Work out how many lines in the data hold the word "this", and reply with that number only.
[START Dataset records]
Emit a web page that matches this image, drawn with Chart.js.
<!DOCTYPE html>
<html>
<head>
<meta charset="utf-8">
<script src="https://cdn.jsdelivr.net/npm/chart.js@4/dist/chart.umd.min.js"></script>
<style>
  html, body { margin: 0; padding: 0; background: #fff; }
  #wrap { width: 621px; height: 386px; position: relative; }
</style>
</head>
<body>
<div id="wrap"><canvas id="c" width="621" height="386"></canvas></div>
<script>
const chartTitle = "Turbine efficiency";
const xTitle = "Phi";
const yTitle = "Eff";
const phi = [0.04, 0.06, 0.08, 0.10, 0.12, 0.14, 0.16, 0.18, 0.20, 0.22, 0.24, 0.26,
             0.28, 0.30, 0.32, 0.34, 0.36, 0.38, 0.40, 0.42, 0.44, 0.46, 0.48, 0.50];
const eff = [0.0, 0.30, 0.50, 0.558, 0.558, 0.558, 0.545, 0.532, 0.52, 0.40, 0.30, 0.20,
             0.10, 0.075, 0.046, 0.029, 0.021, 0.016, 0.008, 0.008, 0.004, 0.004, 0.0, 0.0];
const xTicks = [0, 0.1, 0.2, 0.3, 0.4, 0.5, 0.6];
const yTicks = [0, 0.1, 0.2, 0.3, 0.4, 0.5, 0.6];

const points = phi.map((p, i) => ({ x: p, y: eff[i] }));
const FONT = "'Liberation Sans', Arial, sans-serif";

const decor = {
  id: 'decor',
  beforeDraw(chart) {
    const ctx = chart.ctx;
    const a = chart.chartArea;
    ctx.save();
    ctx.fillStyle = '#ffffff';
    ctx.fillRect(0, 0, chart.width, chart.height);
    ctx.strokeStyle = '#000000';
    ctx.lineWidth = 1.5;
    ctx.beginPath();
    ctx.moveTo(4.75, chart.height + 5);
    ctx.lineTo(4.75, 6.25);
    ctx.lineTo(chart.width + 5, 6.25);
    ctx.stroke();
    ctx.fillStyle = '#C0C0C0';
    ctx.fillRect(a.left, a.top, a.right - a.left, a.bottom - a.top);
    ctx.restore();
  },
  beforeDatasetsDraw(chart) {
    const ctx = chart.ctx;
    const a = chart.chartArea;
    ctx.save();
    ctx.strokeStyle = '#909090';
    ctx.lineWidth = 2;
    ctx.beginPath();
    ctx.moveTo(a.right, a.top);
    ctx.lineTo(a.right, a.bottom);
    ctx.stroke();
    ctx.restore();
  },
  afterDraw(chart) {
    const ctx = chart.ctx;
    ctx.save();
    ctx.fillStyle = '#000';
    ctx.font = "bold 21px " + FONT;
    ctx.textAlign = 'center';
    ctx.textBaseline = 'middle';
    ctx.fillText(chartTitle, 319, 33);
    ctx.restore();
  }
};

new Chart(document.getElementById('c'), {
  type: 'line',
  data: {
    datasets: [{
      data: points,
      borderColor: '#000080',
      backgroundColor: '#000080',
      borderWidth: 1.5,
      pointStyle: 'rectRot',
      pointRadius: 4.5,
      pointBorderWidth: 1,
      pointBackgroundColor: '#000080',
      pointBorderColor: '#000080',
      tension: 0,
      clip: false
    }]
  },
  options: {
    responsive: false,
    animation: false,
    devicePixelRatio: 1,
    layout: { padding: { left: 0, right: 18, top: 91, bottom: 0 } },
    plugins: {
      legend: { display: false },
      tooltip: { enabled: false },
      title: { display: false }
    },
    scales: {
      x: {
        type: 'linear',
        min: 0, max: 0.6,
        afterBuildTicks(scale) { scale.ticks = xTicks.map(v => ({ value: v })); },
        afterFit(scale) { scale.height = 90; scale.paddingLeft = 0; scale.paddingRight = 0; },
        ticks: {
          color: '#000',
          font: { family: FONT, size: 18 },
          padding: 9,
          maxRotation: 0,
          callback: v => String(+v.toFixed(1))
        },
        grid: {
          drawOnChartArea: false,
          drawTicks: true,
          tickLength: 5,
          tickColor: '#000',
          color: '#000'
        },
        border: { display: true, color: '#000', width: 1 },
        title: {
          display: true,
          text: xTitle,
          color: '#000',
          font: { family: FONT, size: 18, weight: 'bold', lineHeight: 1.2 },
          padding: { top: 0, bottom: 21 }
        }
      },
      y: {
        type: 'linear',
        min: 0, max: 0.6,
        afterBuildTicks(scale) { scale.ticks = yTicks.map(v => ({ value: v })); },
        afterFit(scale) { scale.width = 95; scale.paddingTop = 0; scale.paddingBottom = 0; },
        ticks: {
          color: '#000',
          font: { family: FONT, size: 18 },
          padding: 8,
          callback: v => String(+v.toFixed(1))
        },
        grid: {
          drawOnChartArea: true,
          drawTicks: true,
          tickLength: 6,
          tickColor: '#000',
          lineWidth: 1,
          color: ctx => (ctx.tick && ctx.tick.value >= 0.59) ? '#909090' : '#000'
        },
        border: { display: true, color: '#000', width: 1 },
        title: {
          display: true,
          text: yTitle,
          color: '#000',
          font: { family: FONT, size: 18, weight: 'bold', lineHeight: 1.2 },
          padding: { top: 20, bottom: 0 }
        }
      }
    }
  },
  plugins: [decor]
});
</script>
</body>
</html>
[END Dataset records]
[START Dataset records]
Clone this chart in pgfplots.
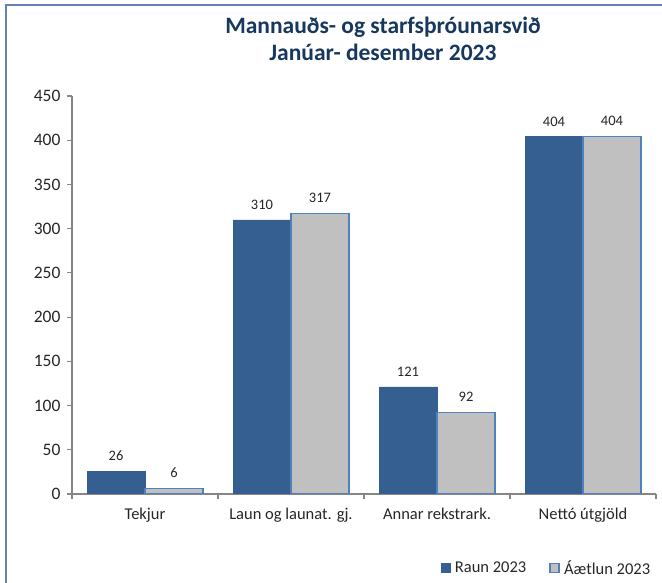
[END Dataset records]
• [Problem solution]: 2